• [Exercise goal]:
Copy out each line exactly; pictures stay out of the copy.

-- begin --

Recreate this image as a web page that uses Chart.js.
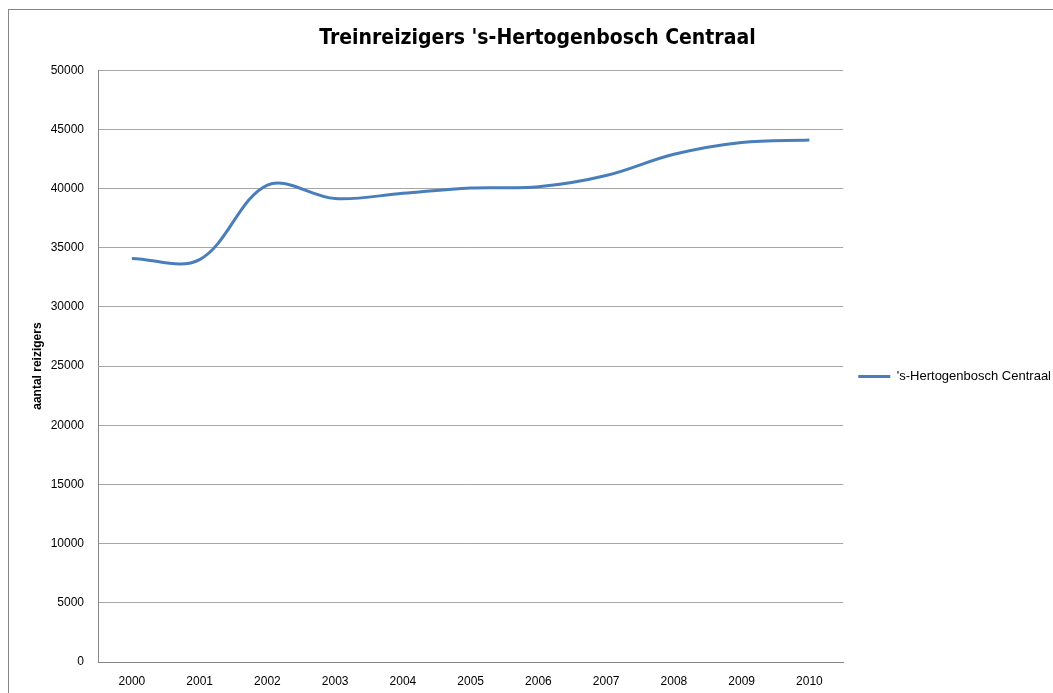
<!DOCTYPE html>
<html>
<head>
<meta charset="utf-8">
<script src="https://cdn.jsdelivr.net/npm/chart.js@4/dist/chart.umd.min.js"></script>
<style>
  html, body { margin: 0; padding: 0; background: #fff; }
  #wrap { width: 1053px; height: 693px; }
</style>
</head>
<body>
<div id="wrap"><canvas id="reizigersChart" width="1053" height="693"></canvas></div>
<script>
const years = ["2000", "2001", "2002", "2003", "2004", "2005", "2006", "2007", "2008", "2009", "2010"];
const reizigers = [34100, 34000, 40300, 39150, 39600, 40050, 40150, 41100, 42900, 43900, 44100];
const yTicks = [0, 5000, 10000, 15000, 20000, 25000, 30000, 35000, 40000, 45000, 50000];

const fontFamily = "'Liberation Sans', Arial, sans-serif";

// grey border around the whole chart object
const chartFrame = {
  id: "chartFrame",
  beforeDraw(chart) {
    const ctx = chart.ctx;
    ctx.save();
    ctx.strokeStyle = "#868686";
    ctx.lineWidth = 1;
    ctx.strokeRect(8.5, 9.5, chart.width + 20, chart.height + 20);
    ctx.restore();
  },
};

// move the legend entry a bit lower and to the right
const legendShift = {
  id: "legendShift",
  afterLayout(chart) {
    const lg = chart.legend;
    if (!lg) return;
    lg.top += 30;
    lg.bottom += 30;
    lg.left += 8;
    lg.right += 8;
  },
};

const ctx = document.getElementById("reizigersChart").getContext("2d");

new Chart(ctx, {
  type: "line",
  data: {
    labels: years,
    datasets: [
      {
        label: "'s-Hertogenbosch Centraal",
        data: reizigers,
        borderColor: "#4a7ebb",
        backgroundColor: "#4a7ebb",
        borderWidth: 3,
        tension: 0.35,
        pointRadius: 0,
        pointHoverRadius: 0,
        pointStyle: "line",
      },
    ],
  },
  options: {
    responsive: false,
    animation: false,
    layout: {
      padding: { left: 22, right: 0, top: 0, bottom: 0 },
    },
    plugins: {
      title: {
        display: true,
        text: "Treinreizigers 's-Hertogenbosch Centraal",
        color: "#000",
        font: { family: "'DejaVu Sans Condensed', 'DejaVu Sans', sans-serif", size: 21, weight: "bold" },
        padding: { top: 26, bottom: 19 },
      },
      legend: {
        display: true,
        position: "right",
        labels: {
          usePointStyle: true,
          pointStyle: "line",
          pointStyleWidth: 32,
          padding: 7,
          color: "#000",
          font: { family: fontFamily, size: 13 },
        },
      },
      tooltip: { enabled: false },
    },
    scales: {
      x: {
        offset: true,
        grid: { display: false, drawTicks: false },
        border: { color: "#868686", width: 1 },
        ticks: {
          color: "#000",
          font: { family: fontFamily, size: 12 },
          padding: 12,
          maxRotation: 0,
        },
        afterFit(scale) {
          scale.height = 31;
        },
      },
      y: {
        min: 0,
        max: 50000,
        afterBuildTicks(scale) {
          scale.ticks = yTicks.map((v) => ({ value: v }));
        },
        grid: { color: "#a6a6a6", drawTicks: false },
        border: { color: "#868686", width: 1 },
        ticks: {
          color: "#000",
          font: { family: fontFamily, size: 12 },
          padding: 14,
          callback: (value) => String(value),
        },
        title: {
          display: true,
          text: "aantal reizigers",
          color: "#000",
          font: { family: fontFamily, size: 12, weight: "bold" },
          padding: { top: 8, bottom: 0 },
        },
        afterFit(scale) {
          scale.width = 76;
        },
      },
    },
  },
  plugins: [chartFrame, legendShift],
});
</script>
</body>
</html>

-- end --

• [Reply]:
Recreate this image as a web page that uses Chart.js.
<!DOCTYPE html>
<html>
<head>
<meta charset="utf-8">
<script src="https://cdn.jsdelivr.net/npm/chart.js@4/dist/chart.umd.min.js"></script>
<style>
  html, body { margin: 0; padding: 0; background: #fff; }
  #wrap { width: 1053px; height: 693px; }
</style>
</head>
<body>
<div id="wrap"><canvas id="reizigersChart" width="1053" height="693"></canvas></div>
<script>
const years = ["2000", "2001", "2002", "2003", "2004", "2005", "2006", "2007", "2008", "2009", "2010"];
const reizigers = [34100, 34000, 40300, 39150, 39600, 40050, 40150, 41100, 42900, 43900, 44100];
const yTicks = [0, 5000, 10000, 15000, 20000, 25000, 30000, 35000, 40000, 45000, 50000];

const fontFamily = "'Liberation Sans', Arial, sans-serif";

// grey border around the whole chart object
const chartFrame = {
  id: "chartFrame",
  beforeDraw(chart) {
    const ctx = chart.ctx;
    ctx.save();
    ctx.strokeStyle = "#868686";
    ctx.lineWidth = 1;
    ctx.strokeRect(8.5, 9.5, chart.width + 20, chart.height + 20);
    ctx.restore();
  },
};

// move the legend entry a bit lower and to the right
const legendShift = {
  id: "legendShift",
  afterLayout(chart) {
    const lg = chart.legend;
    if (!lg) return;
    lg.top += 30;
    lg.bottom += 30;
    lg.left += 8;
    lg.right += 8;
  },
};

const ctx = document.getElementById("reizigersChart").getContext("2d");

new Chart(ctx, {
  type: "line",
  data: {
    labels: years,
    datasets: [
      {
        label: "'s-Hertogenbosch Centraal",
        data: reizigers,
        borderColor: "#4a7ebb",
        backgroundColor: "#4a7ebb",
        borderWidth: 3,
        tension: 0.35,
        pointRadius: 0,
        pointHoverRadius: 0,
        pointStyle: "line",
      },
    ],
  },
  options: {
    responsive: false,
    animation: false,
    layout: {
      padding: { left: 22, right: 0, top: 0, bottom: 0 },
    },
    plugins: {
      title: {
        display: true,
        text: "Treinreizigers 's-Hertogenbosch Centraal",
        color: "#000",
        font: { family: "'DejaVu Sans Condensed', 'DejaVu Sans', sans-serif", size: 21, weight: "bold" },
        padding: { top: 26, bottom: 19 },
      },
      legend: {
        display: true,
        position: "right",
        labels: {
          usePointStyle: true,
          pointStyle: "line",
          pointStyleWidth: 32,
          padding: 7,
          color: "#000",
          font: { family: fontFamily, size: 13 },
        },
      },
      tooltip: { enabled: false },
    },
    scales: {
      x: {
        offset: true,
        grid: { display: false, drawTicks: false },
        border: { color: "#868686", width: 1 },
        ticks: {
          color: "#000",
          font: { family: fontFamily, size: 12 },
          padding: 12,
          maxRotation: 0,
        },
        afterFit(scale) {
          scale.height = 31;
        },
      },
      y: {
        min: 0,
        max: 50000,
        afterBuildTicks(scale) {
          scale.ticks = yTicks.map((v) => ({ value: v }));
        },
        grid: { color: "#a6a6a6", drawTicks: false },
        border: { color: "#868686", width: 1 },
        ticks: {
          color: "#000",
          font: { family: fontFamily, size: 12 },
          padding: 14,
          callback: (value) => String(value),
        },
        title: {
          display: true,
          text: "aantal reizigers",
          color: "#000",
          font: { family: fontFamily, size: 12, weight: "bold" },
          padding: { top: 8, bottom: 0 },
        },
        afterFit(scale) {
          scale.width = 76;
        },
      },
    },
  },
  plugins: [chartFrame, legendShift],
});
</script>
</body>
</html>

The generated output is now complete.